Barokah Menikah, Ketika Mahar 2 Dirham menjadi 20.000 Dirham

Abdullah bin Abi Wada’ah adalah seorang murid ulama besar masa tabi’in Sa’id bin Musayyab. Dia menceritakan kisah pernikahannya dengan putri Said bin Musayyab yang jadi gurunya. Dikisahkan oleh Sa’id, Ketika itu aku sedang menuntut ilmu di tempat Sa’id bin Musayyab, namun sudah beberapa hari aku tidak hadir. Ketika aku mulai masuk belajar kembali, beliau bertanya kepadaku, “Kemana dan dari mana saja kamu? Mengapa dalam beberapa hari ini kamu tidak hadir?”

Abdullah menjawab, “Istriku meninggal, maka aku sibuk mengurusi masalah itu.”

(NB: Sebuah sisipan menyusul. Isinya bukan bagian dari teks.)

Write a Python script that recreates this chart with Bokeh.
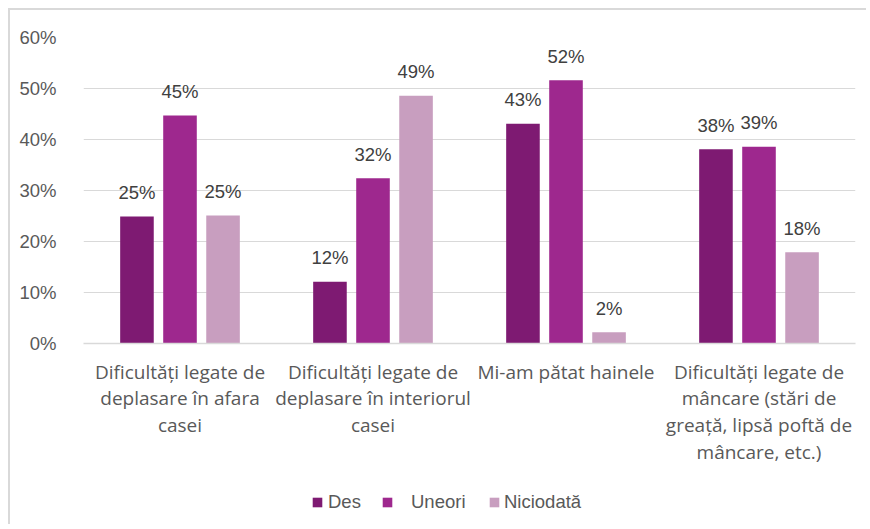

“Mengapa aku tidak kau beri tahu? Kalau tahu tentu aku datang,” kata sang guru.

Ketika Abdullah hendak berdiri, beliau bertanya lagi, “Sudikah istrimu yang telah meninggal aku ganti dengan seorang perempuan?”

Abdullah segera menjawab, “Yarhamukallah. Siapa yang mau mengambilku sebagai suami? Aku tidak mempunyai apa-apa kecuali hanya dua atau tiga dirham.”

“Saya,” kata Imam Sa’id.

Abdullah menjawab, “Silahkan.”

Lalu beliau menyahut, “Ya, baiklah.”

Akad nikah pun dilangsungkan, Alhamdulillah, semoga salam dan sejahtera atas Nabi shalallahu ‘alaihi wa sallam. Abdullah dapat menikah lagi dengan mas kawin sebesar dua dirham. Abdullah segera bangkit dari tempat duduknya dan pamit pulang. Saat itu Abdullah tidak tahu harus berbuat apa karena rasa bahagia akhirnya dia menikah dengan putri gurunya.

Abdullah berjalan ke rumah sambil berpikir. Di perjalanan Abdullah lakukan shalat maghrib dan kemudian meneruskan perjalanan pulang. Sesampai di rumah dinyalakan pelita sambil menghidangkan makan malam dengan roti dan makanan zaet.

Tiba-tiba seseorang mengetuk pintu depan. Abdullah lantas bertanya, “Siapa?”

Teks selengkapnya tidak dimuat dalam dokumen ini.